It is a Saturday morning. A young man is busy commanding glue-sniffing urchins.
“You, keep away the glue and get to the pitch. The match is about to begin,” shouts Benson Abila as he advances towards some urchins.
It is December 18, 2021, barely a week to Christmas Day, and every family is concerned about providing a decent ‘Christmas’ to their loved once.
Here at the Goan Institute ground in Kisumu, Abila is rushing against time to provide an opportunity for over 200 street children to have their early Christmas, before he can join his own family.
Loud music from one corner of the ground makes it even more difficult to coordinate the kids.
But within a short time, Abila has managed to put together two soccer teams for a 30-minute aside match.
Order is restored as the street children engage in the match, albeit with little regards to the rules of the game.
Abila’s motivation
Abila has been doing this for the past few years through Homeless of Kisumu, an organization he registered to help rehabilitate street children in the city.
“I am passionate about street children because I have gone through a lot in life, and I feel what they feel,” said Abila.
Through the organization, Abila and his team helps to reunite the street families with their families, while some are placed in children homes, where they regain the opportunity to get back to school.
“Children get to the street due to different reasons, and what we do is try to provide guardianship to them, understand their issues, and find a way of getting them out of the streets,” said Abila.
On this fateful day, Abila’s team has managed to identify two children who will be taken back to school when the school reopen for 2022 session.
But it is not as easy as ABCD to have the attention of the children.
Abila begins by bonding with the street families, providing them with basic needs like food, clothing, and sometimes medication.
This then gives him the opportunity to immerse himself into the lives of the children who then open up to him on the issues facing them.
“We then get into guidance and counseling sessions, and slowly have them begin rehabilitation, and finally get out of the street to join their guardians, families and even children homes,” said Abila.
Early Christmas
On this 18th day of December, 2021, after the football match, the children retreat back to a shade under a tree where young volunteers engage them on guidance and counseling sessions.
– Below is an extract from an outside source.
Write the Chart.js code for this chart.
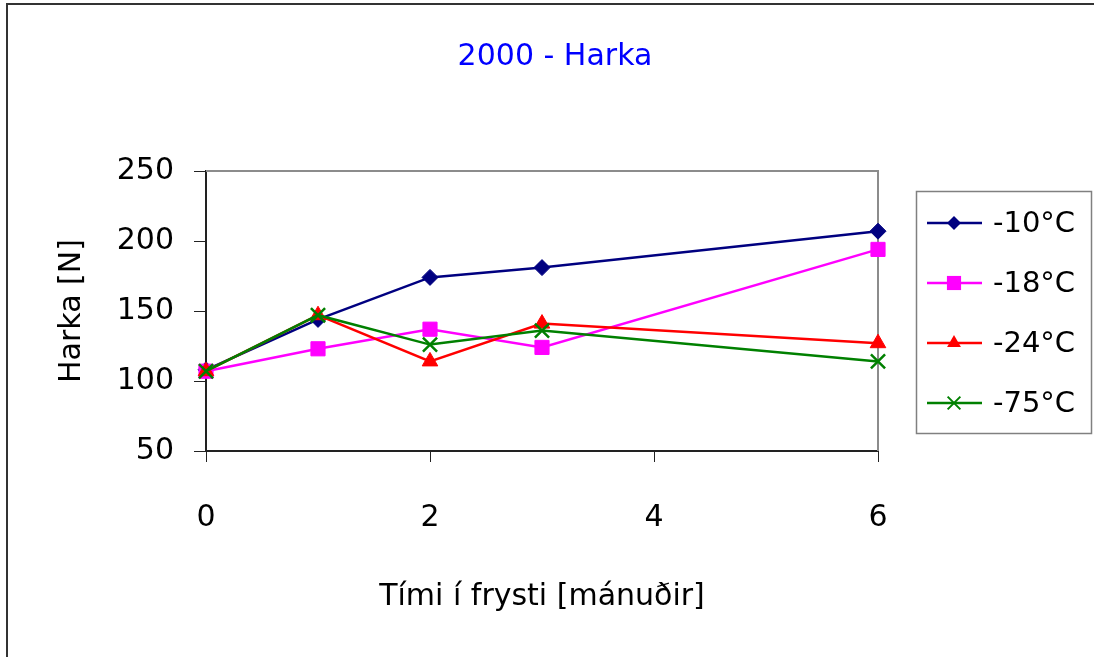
<!DOCTYPE html>
<html>
<head>
<meta charset="utf-8">
<title>2000 - Harka</title>
<script src="https://cdn.jsdelivr.net/npm/chart.js@4/dist/chart.umd.min.js"></script>
<style>
  html, body { margin: 0; padding: 0; background: #fff; }
  #wrap { width: 1094px; height: 657px; }
</style>
</head>
<body>
<div id="wrap"><canvas id="chart" width="1094" height="657"></canvas></div>
<script>
  // values
  const months = [0, 1, 2, 3, 6];
  const seriesLabels = ['-10°C', '-18°C', '-24°C', '-75°C'];
  const harka10 = [108, 144, 174, 181, 207];
  const harka18 = [107, 123, 137, 124, 194];
  const harka24 = [107, 147, 114, 141, 127];
  const harka75 = [107, 147, 126, 136, 114];
  const xTicks = [0, 2, 4, 6];
  const yTicks = [50, 100, 150, 200, 250];
  const chartTitle = '2000 - Harka';

  const FONT = 'DejaVu Sans';

  function points(values) {
    return months.map(function (m, i) {
      return { x: m, y: values[i] };
    });
  }

  const styles = [
    { color: '#000080', style: 'rectRot', radius: 8 },
    { color: '#FF00FF', style: 'rect', radius: 10 },
    { color: '#FF0000', style: 'triangle', radius: 9 },
    { color: '#008000', style: 'crossRot', radius: 10 }
  ];
  const seriesValues = [harka10, harka18, harka24, harka75];

  const datasets = seriesValues.map(function (vals, i) {
    const s = styles[i];
    return {
      label: seriesLabels[i],
      data: points(vals),
      showLine: true,
      borderColor: s.color,
      backgroundColor: s.color,
      borderWidth: 2.5,
      pointStyle: s.style,
      pointRadius: s.radius,
      pointHoverRadius: s.radius,
      pointBorderWidth: s.style === 'crossRot' ? 2.5 : 1,
      order: seriesValues.length - 1 - i, // later series on top, like the original
      clip: false
    };
  });

  // simple marker painter for the hand-drawn legend
  function marker(ctx, style, x, y, r, color) {
    ctx.save();
    ctx.fillStyle = color;
    ctx.strokeStyle = color;
    ctx.lineWidth = 2;
    ctx.beginPath();
    if (style === 'rectRot') {
      ctx.moveTo(x, y - r); ctx.lineTo(x + r, y); ctx.lineTo(x, y + r); ctx.lineTo(x - r, y);
      ctx.closePath(); ctx.fill();
    } else if (style === 'rect') {
      const h = r * Math.SQRT1_2;
      ctx.rect(x - h, y - h, 2 * h, 2 * h); ctx.fill();
    } else if (style === 'triangle') {
      ctx.moveTo(x, y - r);
      ctx.lineTo(x + r * 0.866, y + r / 2);
      ctx.lineTo(x - r * 0.866, y + r / 2);
      ctx.closePath(); ctx.fill();
    } else {
      const h = r * Math.SQRT1_2;
      ctx.moveTo(x - h, y - h); ctx.lineTo(x + h, y + h);
      ctx.moveTo(x + h, y - h); ctx.lineTo(x - h, y + h);
      ctx.stroke();
    }
    ctx.restore();
  }

  const framePlugin = {
    id: 'frame',
    beforeDatasetsDraw: function (chart) {
      const a = chart.chartArea;
      const ctx = chart.ctx;
      ctx.save();
      ctx.strokeStyle = '#8c8c8c';
      ctx.lineWidth = 2;
      ctx.beginPath();
      ctx.moveTo(a.left, a.top);
      ctx.lineTo(a.right, a.top);
      ctx.lineTo(a.right, a.bottom);
      ctx.stroke();
      ctx.restore();
    },
    afterDraw: function (chart) {
      const ctx = chart.ctx;
      ctx.save();
      // outer frame (only top and left visible)
      ctx.strokeStyle = '#333';
      ctx.lineWidth = 2;
      ctx.beginPath();
      ctx.moveTo(7, 657);
      ctx.lineTo(7, 4);
      ctx.lineTo(1094, 4);
      ctx.stroke();

      // title, centred on the whole picture
      ctx.fillStyle = '#0000FF';
      ctx.font = '30px "' + FONT + '"';
      ctx.textAlign = 'center';
      ctx.textBaseline = 'middle';
      ctx.fillText(chartTitle, 555, 57);

      // legend box
      ctx.strokeStyle = '#808080';
      ctx.lineWidth = 1.5;
      ctx.strokeRect(916.5, 191.5, 175, 242);
      ctx.font = '29px "' + FONT + '"';
      ctx.textAlign = 'left';
      const rows = [223, 283, 343, 403];
      chart.data.datasets.forEach(function (ds, i) {
        const y = rows[i];
        ctx.strokeStyle = ds.borderColor;
        ctx.lineWidth = 2.5;
        ctx.beginPath();
        ctx.moveTo(927, y);
        ctx.lineTo(982, y);
        ctx.stroke();
        marker(ctx, ds.pointStyle, 954, y, ds.pointStyle === 'rect' ? 10 : ds.pointRadius - 1, ds.borderColor);
        ctx.fillStyle = '#000';
        ctx.fillText(ds.label, 993, y + 1);
      });
      ctx.restore();
    }
  };

  new Chart(document.getElementById('chart'), {
    type: 'scatter',
    data: { datasets: datasets },
    plugins: [framePlugin],
    options: {
      responsive: false,
      animation: false,
      events: [],
      layout: { padding: { top: 171, right: 216, bottom: 0, left: 0 } },
      plugins: {
        legend: { display: false },
        tooltip: { enabled: false },
        title: { display: false }
      },
      scales: {
        x: {
          type: 'linear',
          min: 0,
          max: 6,
          afterBuildTicks: function (scale) {
            scale.ticks = xTicks.map(function (v) { return { value: v }; });
          },
          afterFit: function (scale) { scale.height = 206; },
          grid: { display: true, drawOnChartArea: false, drawTicks: true, tickLength: 11, color: '#222' },
          border: { display: true, color: '#222', width: 2 },
          ticks: { color: '#000', padding: 38, maxRotation: 0, font: { family: FONT, size: 30, lineHeight: 1.2 } },
          title: {
            display: true,
            text: 'Tími í frysti [mánuðir]',
            color: '#000',
            font: { family: FONT, size: 30, lineHeight: 1.2 },
            padding: { top: 0, bottom: 42 }
          }
        },
        y: {
          type: 'linear',
          min: 50,
          max: 250,
          afterBuildTicks: function (scale) {
            scale.ticks = yTicks.map(function (v) { return { value: v }; });
          },
          afterFit: function (scale) { scale.width = 206; },
          grid: { display: true, drawOnChartArea: false, drawTicks: true, tickLength: 12, color: '#222' },
          border: { display: true, color: '#222', width: 2 },
          ticks: { color: '#000', padding: 20, font: { family: FONT, size: 30, lineHeight: 1.2 } },
          title: {
            display: true,
            text: 'Harka [N]',
            color: '#000',
            font: { family: FONT, size: 30, lineHeight: 1.2 },
            padding: { top: 54, bottom: 0 }
          }
        }
      }
    }
  });
</script>
</body>
</html>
By noon, the activities and over, and the children line up for a meal.
Through his friends, Abila has managed to mobilize for resources, and has managed to buy foodstuffs enough for all the children.
“It makes me happy when we have these kinds of engagement. I do not have a home to host them so that we have a continuous engagement, and I wish I could turn my heart into a home,” says Abila.
His heart is big enough to accommodate the children, and he has mastered most of their names, or faces.
“How do you control those coming for meals more than once?” we inquire as the service continue amid some bit of disorder.
“We know all of them, and we use their colleagues to ensure discipline as they feel they own this program,” says Abila.
Young volunteers
Margret Natasha is one of the youth volunteers at Homeless of Kisumu.
The young graduate from Maseno University’s Media and Communication Department has been here for over six months, and is slowly gaining understanding of the street life.
“At first I feared them (the street children), but I discovered that the more you accommodate them, the more you earn their trust, and they open up to you,” she says.
She however notes that there is need for the government to open up education and medical services for free for the street families.
“Sometimes they get sick, or get injured during their own fights in the street, and they go to the public hospitals and sometimes fail to get treated due to lack of money. We do not have enough money to cater for their needs, and this is the only way the government can help,” she says.
Vincent Ochieng who runs St Phillips Rehabilitation Centre in Kisumu’s Nyalenda Slums has been working closely with homeless of Kisumu in their street children rehabilitation program.
According to Mr Ochieng, the biggest challenge is always tracing the homes of the children in cases of death.
“As a street leader, all we do is try to understand the children, and get to be part of them so that they have a place to retreat to when they have challenges because not many people would want to associate with them due to numerous negative myths about them,” said Ochieng.